GARY C wrote: Fri Mar 30, 2018 7:35 pm
gottago wrote: Fri Mar 30, 2018 7:27 pm
That cam was optimal for that combos desired use and at that compression.
Who says, and how would you know if you didn't try a different one ?

Without trying anything else you wouldn't.

Randy
That's true, but read through hundreds of similar combos with their dyno results. This was as good as most any 350 street combo with a real midrange on almost any dyno sheet. (no exotic parts) Perhaps that dyno was reading off then this gets a bit more mundane and could possibly be improved on. As said, don't hold too much faith in magazine articles, just questioning the big numbers and how they got there. Doesn't usually happen without a plan and build sheet from beginning to end.

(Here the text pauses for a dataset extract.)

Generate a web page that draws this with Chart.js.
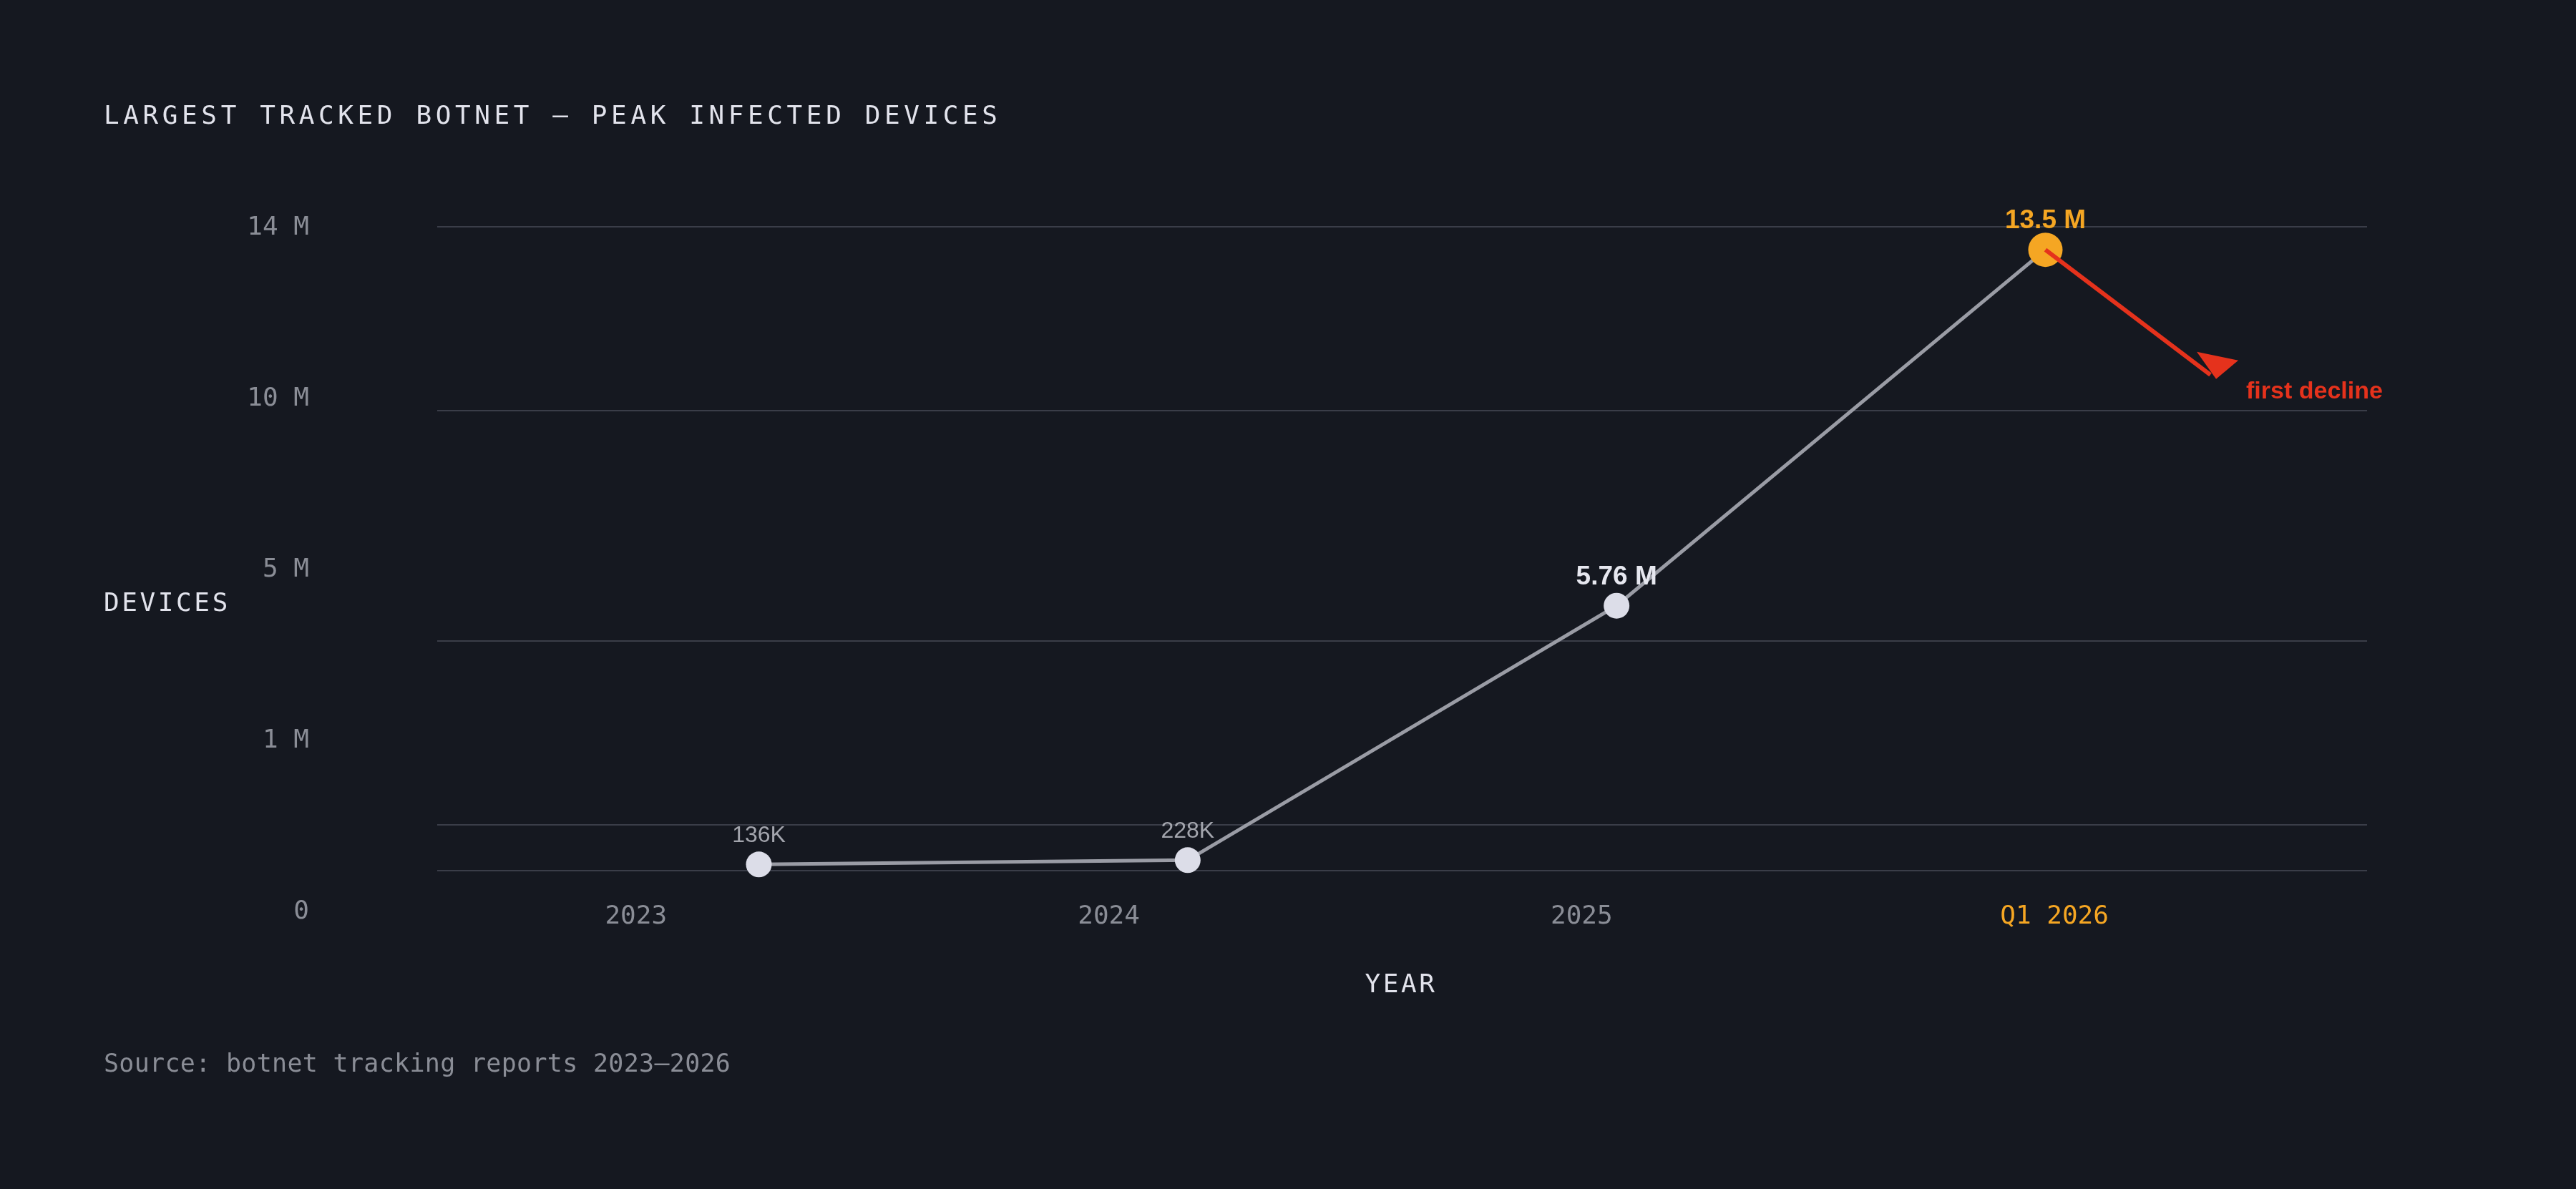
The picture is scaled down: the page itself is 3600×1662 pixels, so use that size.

Yes, 420/430 tq and 420 horse is probably more common and about where DV thought it would fall based on the parts, it was meant to be a budget build not a big dollar championship engine. If I recall without rereading it, it was suppose to exceed 400 horse on the cheep!
You're correct, they were shooting for over 400hp (dont think they were concerned about torque).
Vizard spec'd the cam to accomplish 400hp on the motor spec, and they even adjusted the engine after by jumping from 1.5 to 1.6 rockers, because they worried it wouldn't top 400hp with Vizard's spec. Talk about crushing your goal with 10% more hp, if the dyno wasn't optimistic.